The first step to solve this problem is to write the balanced chemical equation for the reaction between calcium carbonate and ammonia. The reactants are calcium carbonate (CaCO3) and ammonia (NH3), and the products are calcium cyanamide (CaCN2) and water (H2O) in its liquid state. CaCO3 (s) + 2NH3 (g) -> CaCN2 (s) + CO2 (g) + H2O (l)

The second step is to include the heat absorbed, \(90.1 \mathrm{~kJ}\), in the balanced chemical equation. Since the reaction absorbs heat, it is an endothermic reaction. We can write the enthalpy change as \(\Delta H = +90.1 \mathrm{~kJ}\). CaCO3 (s) + 2NH3 (g) -> CaCN2 (s) + CO2 (g) + H2O (l) + \(90.1 \mathrm{kJ}\)

To calculate the standard enthalpy of formation of calcium cyanamide, we need to use the enthalpy of formation of each substance involved in the reaction, using Table 8.3 data.
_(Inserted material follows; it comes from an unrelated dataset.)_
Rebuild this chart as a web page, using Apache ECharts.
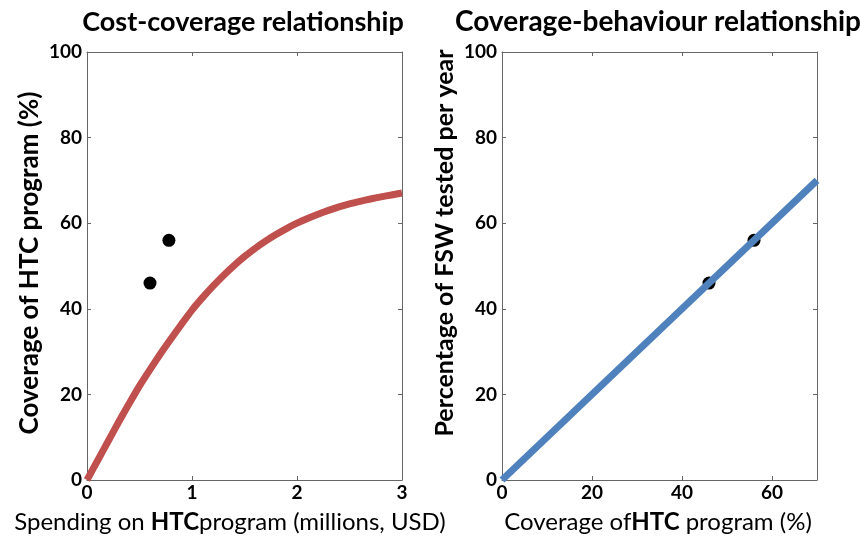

Using Hess's law, we can calculate the enthalpy of formation of calcium cyanamide (\(\Delta H_{\mathrm{f}}^{\circ}\)) as: \(\Delta H_{\mathrm{f}}^{\circ}(\text{CaCN}_2) = \Delta H_{\mathrm{f}}^{\circ}(\text{CaCO}_3) + 2\Delta H_{\mathrm{f}}^{\circ}(\text{NH}_3) - \Delta H_{\mathrm{f}}^{\circ}(\text{CO}_2) - \Delta H_{\mathrm{f}}^{\circ}(\text{H}_2 \text{O})\) We just need to substitute the values from Table 8.3 and solve for \(\Delta H_{\mathrm{f}}^{\circ}(\text{CaCN}_2)\). \(\Delta H_{\mathrm{f}}^{\circ}(\text{CaCO}_3) = -1207.0 \, \mathrm{kJ/mol}\) \(\Delta H_{\mathrm{f}}^{\circ}(\text{NH}_3) = -45.9 \, \mathrm{kJ/mol}\) \(\Delta H_{\mathrm{f}}^{\circ}(\text{CO}_2) = -393.5 \, \mathrm{kJ/mol}\) \(\Delta H_{\mathrm{f}}^{\circ}(\text{H}_2 \text{O}) = -285.8 \, \mathrm{kJ/mol}\) \(\Delta H_{\mathrm{f}}^{\circ}(\text{CaCN}_2) = (-1207.0) + 2(-45.9) - (-393.5) - (-285.8)\)

Now, we can calculate the final answer: \(\Delta H_{\mathrm{f}}^{\circ}(\text{CaCN}_2) = -1207.0 + (-91.8) + 393.5 + 285.8 = -619.5 \, \mathrm{kJ/mol}\) The standard enthalpy of formation of calcium cyanamide is -619.5 kJ/mol.